Ausgabe Juli 1994

Volk und Gesellschaftsvertrag bei Jean-Jacques Rousseau

Ingeborg Maus entwickelt in ihrem Artikel „'Volk' und 'Nation' im Denken der Aufklärung" („Blätter", 5/1994, S. 602 ff., d. Red.) eine außerordentlich sympathische und freiheitliche Interpretation der Demokratieauffassung von Jean-Jacques Rousseau. Sie verwirft zu Recht die nicht erst von Jean-Francois Lyotard, sondern schon von Talmon vorgenommene Kritik an Rousseau und Kant, die „postmodern" die „republikanische Identitätsbildung" als freiheitsfeindlich verurteilen. Im Interesse ihrer Interpretation sieht sie aber von mehr als einem zentralen Gesichtspunkt der Rousseauschen Gesellschaftstheorie ab, um sie für die von ihr propagierte offene Konzeption der Volkssouveränität vereinnahmen zu können. Auf diese Weise muß sie notwendigerweise auch die Jakobinerherrschaft mit ihrer Tugenddiktatur als akzidentell verharmlosen, um allein den progressiven Text der Verfassung von 1793 für rousseauistisch zu deklarieren.

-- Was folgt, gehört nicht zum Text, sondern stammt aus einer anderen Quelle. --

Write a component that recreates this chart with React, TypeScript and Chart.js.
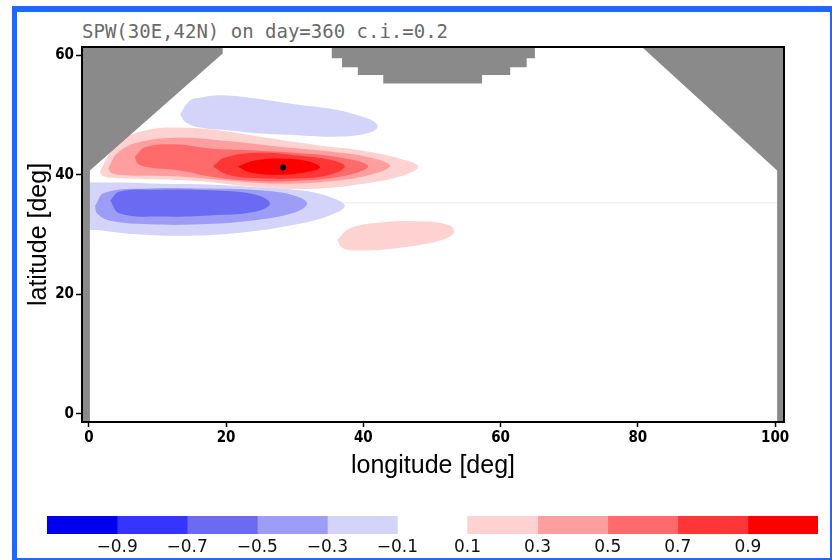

Das zentrale Mißverständnis, dem Rousseaus Contrat Social nicht nur bei Frau Maus unterhegt, besteht in der Annahme, es handele sich hier um eine Konstruktion, die für jede Konstituierung einer demokratischen Nation verwendbar sein soll. Im Contrat Social selbst hat aber Rousseau ausdrücklich wiederholt, daß eine republikanische Konstitution nur unter bestimmten historischen Bedingungen möglich ist, die z.B.